Things are just as wide-ranging around the rest of the world. In France: Lyon’s Institut Lumière goes into lockdown with Jacques Becker’s Le trou (December 2 and 4); the Cinémathèque française in Paris loves the Austrian Fritz Lang (M, December 2; The Testament of Dr. Mabuse, December 7), as well as the French Tati (Playtime, December 3) and the Portuguese Pedro Costa (Colossal Youth, December 8), and the same city’s Forum des images hits the London streets for Jules Dassin’s Night and the City (December 7) and David Lean’s Oliver Twist (December 7). Berlin’s Kino Arsenal honors Polish auteur Andrzej Wajda with his Danton (December 2), Kanal (December 3), A Generation (December 3), and Ashes and Diamonds (December 5). It’s all about Italian cinema at Brussels’s Belgian Cinematek, with Pier Paolo Pasolini’s Salò, or The 120 Days of Solitude (December 2, 7, and 8), Federico Fellini’s Nights of Cabiria (December 2), and Luchino Visconti’s Le notti bianche (December 7 and 8)—plus a dash of French New Wave with Jean-Luc Godard’s Breathless (December 8). The Filmpodium in Zurich laughs with Gregory La Cava’s American screwball comedy My Man Godfrey (December 3) and then cries with Carl Th. Dreyer’s Danish spiritual film Ordet (December 7). The Austrian Film Museum in Vienna goes American southern gothic with Charles Laughton’s The Night of the Hunter (December 4). And the Cinemateca Portuguesa in Lisbon shows two quintessential works from world-class maestros: Renoir’s The Rules of the Game (December 3) and Fellini’s Juliet of the Spirits (December 6).

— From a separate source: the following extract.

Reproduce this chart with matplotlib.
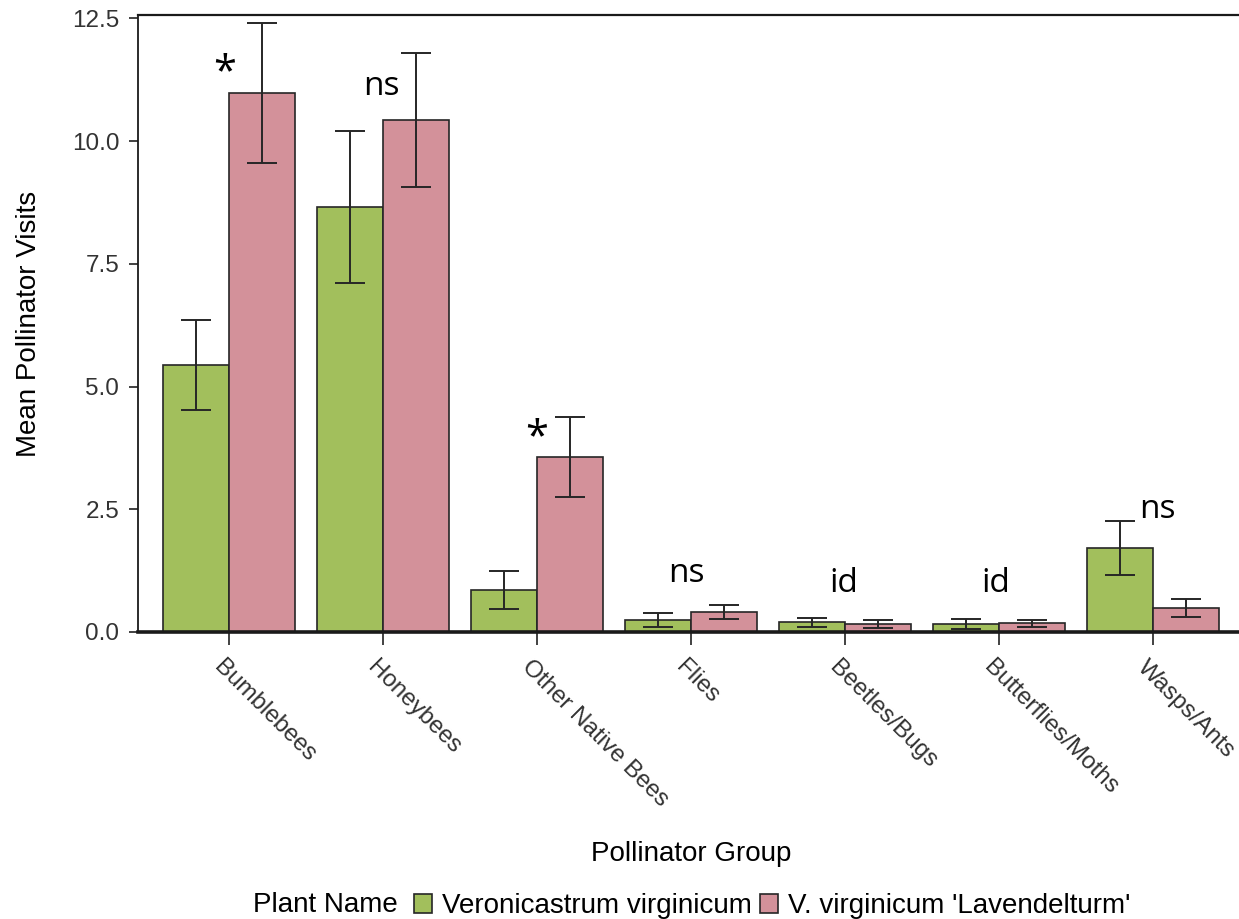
import numpy as np
import matplotlib.pyplot as plt
from matplotlib.patches import Patch
from matplotlib.transforms import ScaledTranslation

# Pollinator groups and mean visits (+/- SE) for the two plants
groups = ["Bumblebees", "Honeybees", "Other Native Bees", "Flies",
          "Beetles/Bugs", "Butterflies/Moths", "Wasps/Ants"]
native_mean = [5.44, 8.66, 0.86, 0.24, 0.20, 0.16, 1.72]
native_se = [0.92, 1.54, 0.39, 0.14, 0.09, 0.10, 0.55]
cultivar_mean = [10.98, 10.43, 3.56, 0.41, 0.17, 0.18, 0.49]
cultivar_se = [1.43, 1.37, 0.81, 0.15, 0.08, 0.07, 0.18]

# significance marks above each group
sig_labels = ["*", "ns", "*", "ns", "id", "id", "ns"]
sig_y = [11.15, 10.94, 3.72, 1.02, 0.81, 0.81, 2.32]
sig_dx = [-0.03, -0.01, 0.0, -0.03, -0.01, -0.02, 0.03]

plant_names = ["Veronicastrum virginicum", "V. virginicum 'Lavendelturm'"]
green = "#a2bf5c"
pink = "#d3919a"
edge = "#262626"

plt.rcParams['font.family'] = ['Liberation Sans', 'DejaVu Sans']

fig = plt.figure(figsize=(12.39, 9.19), dpi=100)
ax = fig.add_axes([0.1114, 0.3123, 0.8926, 0.6714])

x = np.arange(len(groups))
w = 0.43
ax.bar(x - w / 2, native_mean, w, color=green, edgecolor=edge, linewidth=1.2, zorder=2)
ax.bar(x + w / 2, cultivar_mean, w, color=pink, edgecolor=edge, linewidth=1.2, zorder=2)
ax.errorbar(x - w / 2, native_mean, yerr=native_se, fmt="none", ecolor=edge,
            elinewidth=1.4, capsize=11, capthick=1.4, zorder=3)
ax.errorbar(x + w / 2, cultivar_mean, yerr=cultivar_se, fmt="none", ecolor=edge,
            elinewidth=1.4, capsize=11, capthick=1.4, zorder=3)

for i, lab in enumerate(sig_labels):
    ax.text(x[i] + sig_dx[i], sig_y[i], lab, ha="center", va="baseline",
            fontsize=30 if lab == "*" else 24, family=["Open Sans", "DejaVu Sans"],
            color="black", zorder=4)

ax.set_xlim(-0.591, 6.59)
ax.set_ylim(0, 12.57)
ax.set_yticks([0, 2.5, 5.0, 7.5, 10.0, 12.5])
ax.set_yticklabels(["0.0", "2.5", "5.0", "7.5", "10.0", "12.5"])
ax.set_xticks(x)
ax.set_xticklabels(groups, rotation=-45, rotation_mode="anchor", ha="left", va="center")

ax.tick_params(axis="y", labelsize=17.5, length=6.5, width=1.3, color="#333333",
               labelcolor="#333333", pad=7)
ax.tick_params(axis="x", labelsize=17.4, length=9, width=1.3, color="#333333",
               labelcolor="#333333", pad=14)
shift = ScaledTranslation(-12 / 100, 0, fig.dpi_scale_trans)
for lbl in ax.get_xticklabels():
    lbl.set_transform(lbl.get_transform() + shift)

ax.spines["right"].set_visible(False)
ax.spines["top"].set_linewidth(1.6)
ax.spines["left"].set_linewidth(1.3)
ax.spines["bottom"].set_linewidth(2.6)
for s in ax.spines.values():
    s.set_color("#1a1a1a")

ax.set_ylabel("Mean Pollinator Visits", fontsize=20)
ax.yaxis.set_label_coords(-0.087, 0.5)
ax.set_xlabel("Pollinator Group", fontsize=20)
ax.xaxis.set_label_coords(0.5, -0.338)

handles = [Patch(facecolor=green, edgecolor=edge, linewidth=1.2),
           Patch(facecolor=pink, edgecolor=edge, linewidth=1.2)]
fig.text(0.204, 0.008, "Plant Name", fontsize=20, va="baseline", ha="left")
fig.legend(handles, plant_names, loc="lower left", bbox_to_anchor=(0.325, -0.0126),
           ncol=2, frameon=False, fontsize=20, handlelength=0.65, handleheight=0.65,
           handletextpad=0.35, columnspacing=0.3, borderaxespad=0)

fig.savefig("out.png", dpi=100)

Down under, Dreyer looms large with The Passion of Joan of Arc at the Queensland Art Gallery in Brisbane (December 3) and Henri-Georges Clouzot comes out of the shadows at the Melbourne Cinematheque with Le Corbeau (December 7). Meanwhile, American master Robert Altman receives a retrospective way out in South Korea at the Cinematheque-Seoul Art Cinema, including Short Cuts (December 4), and Renoir takes a bow at the Hong Kong Film Archive with The Rules of the Game (December 4).